▶ **WHAT YOU ARE ASKED TO DO**
Copy the data exactly; pictures stay out of the copy.

▶ **COLLECTED DATA**
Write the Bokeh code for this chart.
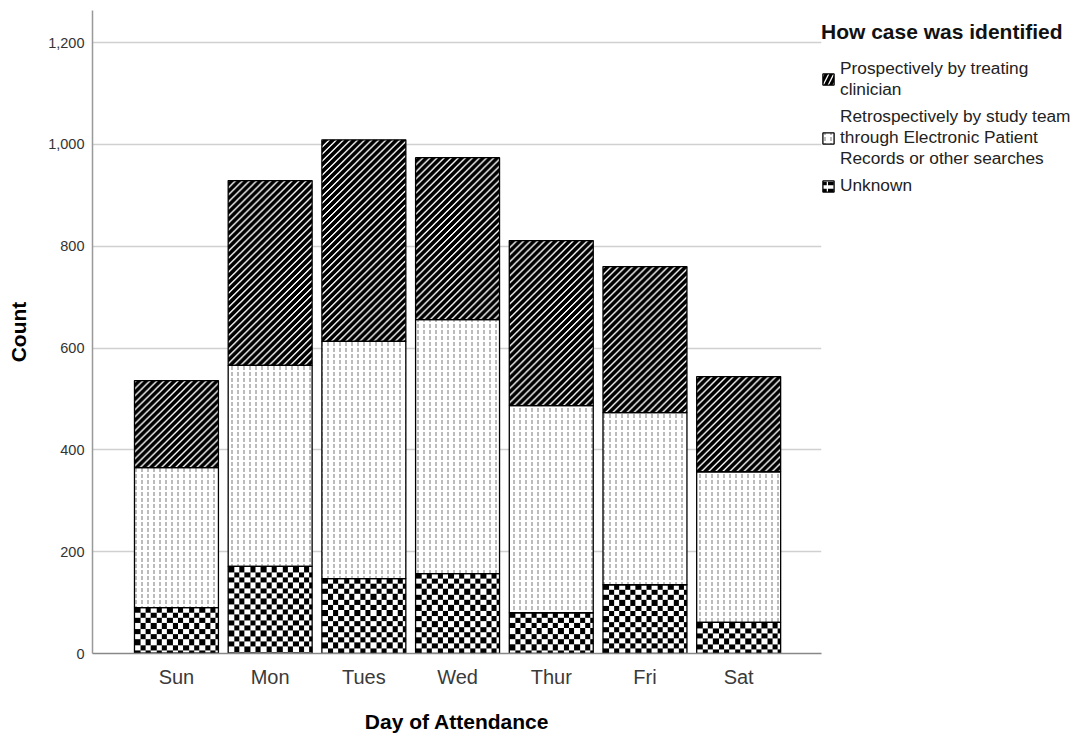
import numpy as np
from bokeh.plotting import figure
from bokeh.models import Range1d, FixedTicker, Legend, LegendItem, NumeralTickFormatter
from bokeh.embed import file_html
from bokeh.resources import INLINE

days = ["Sun", "Mon", "Tues", "Wed", "Thur", "Fri", "Sat"]
unknown = [90, 171, 147, 157, 80, 135, 61]
retrospective = [275, 395, 466, 499, 407, 338, 296]
prospective = [171, 363, 396, 318, 324, 287, 187]
y_ticks = [0, 200, 400, 600, 800, 1000, 1200]

labels = ["Prospectively by treating\nclinician",
          "Retrospectively by study team\nthrough Electronic Patient\nRecords or other searches",
          "Unknown"]

# ---- layout constants
FRAME_W, FRAME_H = 729, 643
X0, X1 = -0.896, 6.884
Y0, Y1 = 0, 1263
W = 0.896
px_x = FRAME_W / (X1 - X0)
px_y = FRAME_H / (Y1 - Y0)

x = np.arange(len(days))
u = np.array(unknown, dtype=float)
r = np.array(retrospective, dtype=float)
pr = np.array(prospective, dtype=float)
b_unk, t_unk = np.zeros_like(u), u
b_ret, t_ret = u, u + r
b_pro, t_pro = u + r, u + r + pr


def rgba_to_u32(arr):
    return np.ascontiguousarray(arr).view(np.uint32).reshape(arr.shape[0], arr.shape[1])


def checker_img(nx, ny, cell=5.33):
    jj, ii = np.mgrid[0:ny, 0:nx]
    ty = ny - 1 - jj
    on = ((np.floor(ii / cell) + np.floor(ty / cell)) % 2) == 0
    v = np.where(on, 0, 255).astype(np.uint8)
    arr = np.stack([v, v, v, np.full_like(v, 255)], axis=-1)
    return rgba_to_u32(arr)


def stripe_img(nx, ny, period=7):
    jj, ii = np.mgrid[0:ny, 0:nx]
    ty = ny - 1 - jj
    d = (ii + ty) % period
    shade = np.zeros(period, dtype=np.uint8)
    shade[0], shade[1] = 255, 235
    v = shade[d]
    arr = np.stack([v, v, v, np.full_like(v, 255)], axis=-1)
    return rgba_to_u32(arr)


def layer_images(bottoms, tops, maker):
    imgs = []
    for b, t in zip(bottoms, tops):
        nx = int(round(W * px_x))
        ny = max(1, int(round((t - b) * px_y)))
        imgs.append(maker(nx, ny))
    return imgs


p = figure(frame_width=FRAME_W, frame_height=FRAME_H,
           min_border_left=92, min_border_top=10, min_border_bottom=78, min_border_right=10,
           x_range=Range1d(X0, X1), y_range=Range1d(Y0, Y1),
           output_backend="svg", toolbar_location=None)
p.outline_line_color = None
p.background_fill_color = "white"

# patterned fills (drawn through the data scales)
p.image_rgba(image=layer_images(b_unk, t_unk, checker_img), x=list(x - W / 2), y=list(b_unk),
             dw=[W] * len(x), dh=list(t_unk - b_unk))
p.image_rgba(image=layer_images(b_pro, t_pro, stripe_img), x=list(x - W / 2), y=list(b_pro),
             dw=[W] * len(x), dh=list(t_pro - b_pro))

r_ret = p.vbar(x=x, bottom=b_ret, top=t_ret, width=W, fill_color="white", line_color="black",
               line_width=1.3, hatch_pattern="vertical_dash", hatch_color="#777777",
               hatch_scale=6, hatch_weight=1)
p.vbar(x=x, bottom=b_unk, top=t_unk, width=W, fill_color=None, line_color="black", line_width=1.3)
p.vbar(x=x, bottom=b_pro, top=t_pro, width=W, fill_color=None, line_color="black", line_width=1.3)

# legend proxies: zero-height bars lying on the first bar's base line
leg_pro = p.vbar(x=x[:1], bottom=b_unk[:1], top=b_unk[:1], width=W, fill_color="black",
                 line_color="black", line_width=1.3, hatch_pattern="right_diagonal_line",
                 hatch_color="white", hatch_scale=10, hatch_weight=1.3)
leg_unk = p.vbar(x=x[:1], bottom=b_unk[:1], top=b_unk[:1], width=W, fill_color="white",
                 line_color="black", line_width=1.3, hatch_pattern="horizontal_dash",
                 hatch_color="black", hatch_scale=7, hatch_weight=3.5)

# axes
p.yaxis.ticker = FixedTicker(ticks=y_ticks)
p.yaxis.formatter = NumeralTickFormatter(format="0,0")
p.yaxis.major_tick_line_color = None
p.yaxis.minor_tick_line_color = None
p.yaxis.axis_line_color = "#999999"
p.yaxis.axis_line_width = 1.5
p.yaxis.major_label_text_font = "Liberation Sans"
p.yaxis.major_label_text_font_size = "14.5px"
p.yaxis.major_label_text_color = "#333333"
p.yaxis.major_label_standoff = 2
p.yaxis.axis_label = "Count"
p.yaxis.axis_label_text_font = "Liberation Sans"
p.yaxis.axis_label_text_font_size = "21px"
p.yaxis.axis_label_text_font_style = "bold"
p.yaxis.axis_label_text_color = "black"
p.yaxis.axis_label_standoff = 15

p.xaxis.ticker = FixedTicker(ticks=list(x))
p.xaxis.major_label_overrides = {i: d for i, d in enumerate(days)}
p.xaxis.major_tick_line_color = None
p.xaxis.minor_tick_line_color = None
p.xaxis.axis_line_color = "#888888"
p.xaxis.axis_line_width = 1.5
p.xaxis.major_label_text_font = "Liberation Sans"
p.xaxis.major_label_text_font_size = "20px"
p.xaxis.major_label_text_color = "#3a3a3a"
p.xaxis.major_label_standoff = 6
p.xaxis.axis_label = "Day of Attendance"
p.xaxis.axis_label_text_font = "Liberation Sans"
p.xaxis.axis_label_text_font_size = "21px"
p.xaxis.axis_label_text_font_style = "bold"
p.xaxis.axis_label_text_color = "black"
p.xaxis.axis_label_standoff = 19

p.xgrid.grid_line_color = None
p.ygrid.grid_line_color = "#d0d0d0"
p.ygrid.grid_line_width = 1.5
p.ygrid.ticker = FixedTicker(ticks=y_ticks)

legend = Legend(items=[LegendItem(label=labels[0], renderers=[leg_pro]),
                       LegendItem(label=labels[1], renderers=[r_ret]),
                       LegendItem(label=labels[2], renderers=[leg_unk])],
                location=(0, 457), title="How case was identified")
legend.title_text_font = "Liberation Sans"
legend.title_text_font_size = "21px"
legend.title_text_font_style = "bold"
legend.title_text_color = "#111111"
legend.title_standoff = 14
legend.label_text_font = "Liberation Sans"
legend.label_text_font_size = "17.3px"
legend.label_text_color = "#222222"
legend.label_text_line_height = 1.07
legend.glyph_width = 14
legend.glyph_height = 14
legend.label_standoff = 5
legend.spacing = 6
legend.padding = 0
legend.margin = 0
legend.border_line_color = None
legend.background_fill_alpha = 0
p.add_layout(legend, "right")

open("out.html", "w").write(file_html(p, INLINE))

▶ **THE ANSWER**
Write the Bokeh code for this chart.
import numpy as np
from bokeh.plotting import figure
from bokeh.models import Range1d, FixedTicker, Legend, LegendItem, NumeralTickFormatter
from bokeh.embed import file_html
from bokeh.resources import INLINE

days = ["Sun", "Mon", "Tues", "Wed", "Thur", "Fri", "Sat"]
unknown = [90, 171, 147, 157, 80, 135, 61]
retrospective = [275, 395, 466, 499, 407, 338, 296]
prospective = [171, 363, 396, 318, 324, 287, 187]
y_ticks = [0, 200, 400, 600, 800, 1000, 1200]

labels = ["Prospectively by treating\nclinician",
          "Retrospectively by study team\nthrough Electronic Patient\nRecords or other searches",
          "Unknown"]

# ---- layout constants
FRAME_W, FRAME_H = 729, 643
X0, X1 = -0.896, 6.884
Y0, Y1 = 0, 1263
W = 0.896
px_x = FRAME_W / (X1 - X0)
px_y = FRAME_H / (Y1 - Y0)

x = np.arange(len(days))
u = np.array(unknown, dtype=float)
r = np.array(retrospective, dtype=float)
pr = np.array(prospective, dtype=float)
b_unk, t_unk = np.zeros_like(u), u
b_ret, t_ret = u, u + r
b_pro, t_pro = u + r, u + r + pr


def rgba_to_u32(arr):
    return np.ascontiguousarray(arr).view(np.uint32).reshape(arr.shape[0], arr.shape[1])


def checker_img(nx, ny, cell=5.33):
    jj, ii = np.mgrid[0:ny, 0:nx]
    ty = ny - 1 - jj
    on = ((np.floor(ii / cell) + np.floor(ty / cell)) % 2) == 0
    v = np.where(on, 0, 255).astype(np.uint8)
    arr = np.stack([v, v, v, np.full_like(v, 255)], axis=-1)
    return rgba_to_u32(arr)


def stripe_img(nx, ny, period=7):
    jj, ii = np.mgrid[0:ny, 0:nx]
    ty = ny - 1 - jj
    d = (ii + ty) % period
    shade = np.zeros(period, dtype=np.uint8)
    shade[0], shade[1] = 255, 235
    v = shade[d]
    arr = np.stack([v, v, v, np.full_like(v, 255)], axis=-1)
    return rgba_to_u32(arr)


def layer_images(bottoms, tops, maker):
    imgs = []
    for b, t in zip(bottoms, tops):
        nx = int(round(W * px_x))
        ny = max(1, int(round((t - b) * px_y)))
        imgs.append(maker(nx, ny))
    return imgs


p = figure(frame_width=FRAME_W, frame_height=FRAME_H,
           min_border_left=92, min_border_top=10, min_border_bottom=78, min_border_right=10,
           x_range=Range1d(X0, X1), y_range=Range1d(Y0, Y1),
           output_backend="svg", toolbar_location=None)
p.outline_line_color = None
p.background_fill_color = "white"

# patterned fills (drawn through the data scales)
p.image_rgba(image=layer_images(b_unk, t_unk, checker_img), x=list(x - W / 2), y=list(b_unk),
             dw=[W] * len(x), dh=list(t_unk - b_unk))
p.image_rgba(image=layer_images(b_pro, t_pro, stripe_img), x=list(x - W / 2), y=list(b_pro),
             dw=[W] * len(x), dh=list(t_pro - b_pro))

r_ret = p.vbar(x=x, bottom=b_ret, top=t_ret, width=W, fill_color="white", line_color="black",
               line_width=1.3, hatch_pattern="vertical_dash", hatch_color="#777777",
               hatch_scale=6, hatch_weight=1)
p.vbar(x=x, bottom=b_unk, top=t_unk, width=W, fill_color=None, line_color="black", line_width=1.3)
p.vbar(x=x, bottom=b_pro, top=t_pro, width=W, fill_color=None, line_color="black", line_width=1.3)

# legend proxies: zero-height bars lying on the first bar's base line
leg_pro = p.vbar(x=x[:1], bottom=b_unk[:1], top=b_unk[:1], width=W, fill_color="black",
                 line_color="black", line_width=1.3, hatch_pattern="right_diagonal_line",
                 hatch_color="white", hatch_scale=10, hatch_weight=1.3)
leg_unk = p.vbar(x=x[:1], bottom=b_unk[:1], top=b_unk[:1], width=W, fill_color="white",
                 line_color="black", line_width=1.3, hatch_pattern="horizontal_dash",
                 hatch_color="black", hatch_scale=7, hatch_weight=3.5)

# axes
p.yaxis.ticker = FixedTicker(ticks=y_ticks)
p.yaxis.formatter = NumeralTickFormatter(format="0,0")
p.yaxis.major_tick_line_color = None
p.yaxis.minor_tick_line_color = None
p.yaxis.axis_line_color = "#999999"
p.yaxis.axis_line_width = 1.5
p.yaxis.major_label_text_font = "Liberation Sans"
p.yaxis.major_label_text_font_size = "14.5px"
p.yaxis.major_label_text_color = "#333333"
p.yaxis.major_label_standoff = 2
p.yaxis.axis_label = "Count"
p.yaxis.axis_label_text_font = "Liberation Sans"
p.yaxis.axis_label_text_font_size = "21px"
p.yaxis.axis_label_text_font_style = "bold"
p.yaxis.axis_label_text_color = "black"
p.yaxis.axis_label_standoff = 15

p.xaxis.ticker = FixedTicker(ticks=list(x))
p.xaxis.major_label_overrides = {i: d for i, d in enumerate(days)}
p.xaxis.major_tick_line_color = None
p.xaxis.minor_tick_line_color = None
p.xaxis.axis_line_color = "#888888"
p.xaxis.axis_line_width = 1.5
p.xaxis.major_label_text_font = "Liberation Sans"
p.xaxis.major_label_text_font_size = "20px"
p.xaxis.major_label_text_color = "#3a3a3a"
p.xaxis.major_label_standoff = 6
p.xaxis.axis_label = "Day of Attendance"
p.xaxis.axis_label_text_font = "Liberation Sans"
p.xaxis.axis_label_text_font_size = "21px"
p.xaxis.axis_label_text_font_style = "bold"
p.xaxis.axis_label_text_color = "black"
p.xaxis.axis_label_standoff = 19

p.xgrid.grid_line_color = None
p.ygrid.grid_line_color = "#d0d0d0"
p.ygrid.grid_line_width = 1.5
p.ygrid.ticker = FixedTicker(ticks=y_ticks)

legend = Legend(items=[LegendItem(label=labels[0], renderers=[leg_pro]),
                       LegendItem(label=labels[1], renderers=[r_ret]),
                       LegendItem(label=labels[2], renderers=[leg_unk])],
                location=(0, 457), title="How case was identified")
legend.title_text_font = "Liberation Sans"
legend.title_text_font_size = "21px"
legend.title_text_font_style = "bold"
legend.title_text_color = "#111111"
legend.title_standoff = 14
legend.label_text_font = "Liberation Sans"
legend.label_text_font_size = "17.3px"
legend.label_text_color = "#222222"
legend.label_text_line_height = 1.07
legend.glyph_width = 14
legend.glyph_height = 14
legend.label_standoff = 5
legend.spacing = 6
legend.padding = 0
legend.margin = 0
legend.border_line_color = None
legend.background_fill_alpha = 0
p.add_layout(legend, "right")

open("out.html", "w").write(file_html(p, INLINE))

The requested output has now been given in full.